## Information given
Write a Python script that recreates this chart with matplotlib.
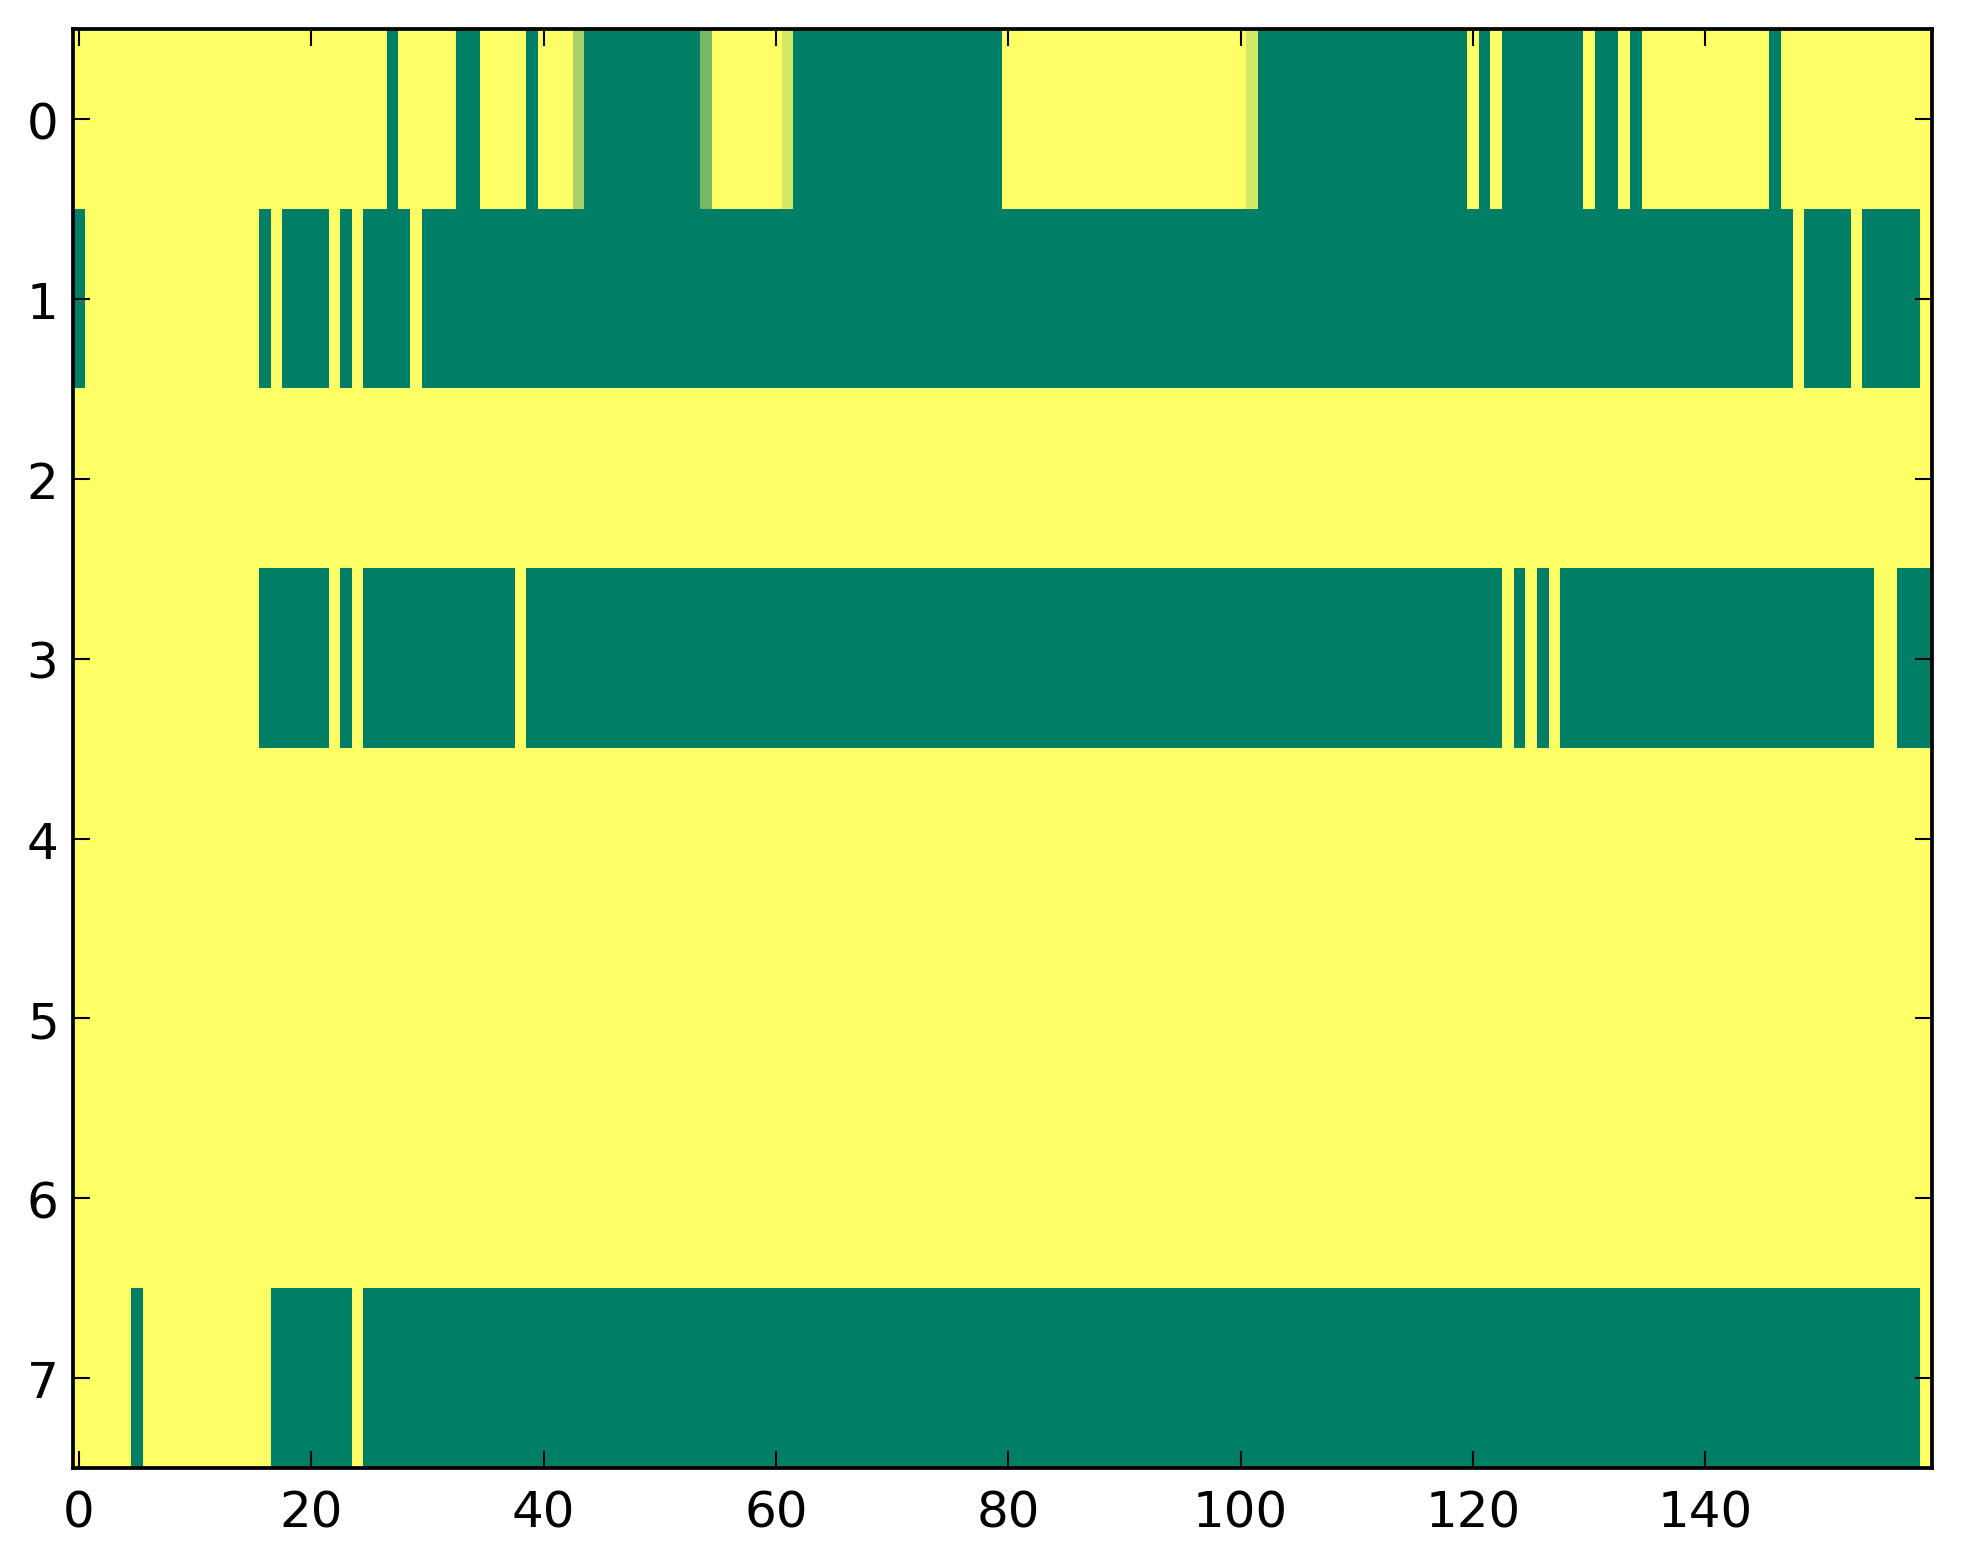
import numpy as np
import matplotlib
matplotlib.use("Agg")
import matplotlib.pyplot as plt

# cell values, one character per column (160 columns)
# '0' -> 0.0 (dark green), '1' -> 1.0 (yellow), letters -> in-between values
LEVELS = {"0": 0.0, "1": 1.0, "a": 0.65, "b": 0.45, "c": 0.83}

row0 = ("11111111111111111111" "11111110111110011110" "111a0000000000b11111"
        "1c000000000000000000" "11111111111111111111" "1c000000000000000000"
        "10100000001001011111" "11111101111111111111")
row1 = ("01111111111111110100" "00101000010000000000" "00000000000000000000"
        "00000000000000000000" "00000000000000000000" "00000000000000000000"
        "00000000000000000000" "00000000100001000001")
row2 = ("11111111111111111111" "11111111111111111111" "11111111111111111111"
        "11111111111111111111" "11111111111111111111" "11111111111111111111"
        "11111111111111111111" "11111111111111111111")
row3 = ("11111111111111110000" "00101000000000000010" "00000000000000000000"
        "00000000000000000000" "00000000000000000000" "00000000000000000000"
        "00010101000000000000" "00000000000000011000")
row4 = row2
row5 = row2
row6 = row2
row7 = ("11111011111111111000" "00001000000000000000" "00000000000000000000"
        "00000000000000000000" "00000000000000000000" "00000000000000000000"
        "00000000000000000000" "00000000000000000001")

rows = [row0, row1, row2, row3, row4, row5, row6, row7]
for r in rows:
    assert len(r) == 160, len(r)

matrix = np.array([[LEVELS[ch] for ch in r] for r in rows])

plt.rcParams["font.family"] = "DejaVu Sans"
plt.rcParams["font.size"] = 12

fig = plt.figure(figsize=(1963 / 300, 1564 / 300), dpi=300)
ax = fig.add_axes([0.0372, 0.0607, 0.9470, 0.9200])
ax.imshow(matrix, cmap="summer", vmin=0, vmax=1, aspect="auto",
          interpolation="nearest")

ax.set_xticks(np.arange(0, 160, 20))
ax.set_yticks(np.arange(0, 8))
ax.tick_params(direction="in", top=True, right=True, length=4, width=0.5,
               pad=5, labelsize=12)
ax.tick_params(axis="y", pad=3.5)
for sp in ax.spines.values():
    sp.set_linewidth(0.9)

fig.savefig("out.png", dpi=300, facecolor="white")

* * *

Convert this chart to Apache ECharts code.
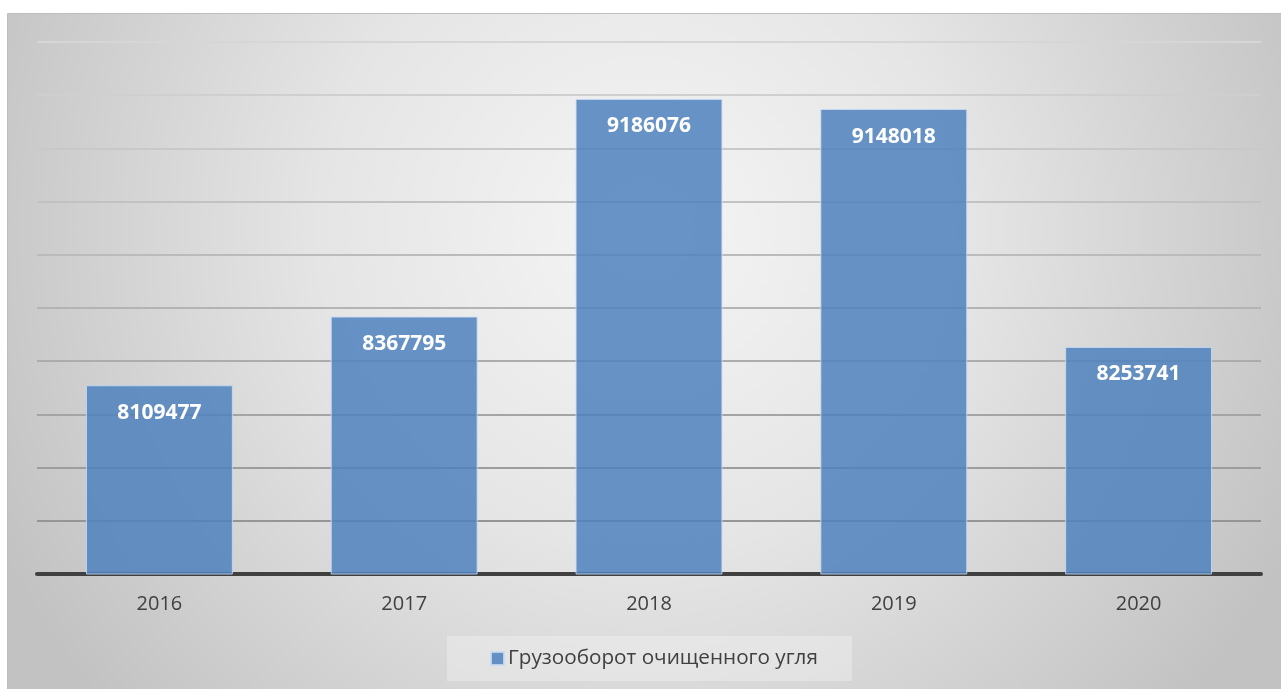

## Task objective
Search the records for the word "matplotlib", then list every line that has it.

## Task result
Write a Python script that recreates this chart with matplotlib.
import matplotlib
matplotlib.use("Agg")
import matplotlib.pyplot as plt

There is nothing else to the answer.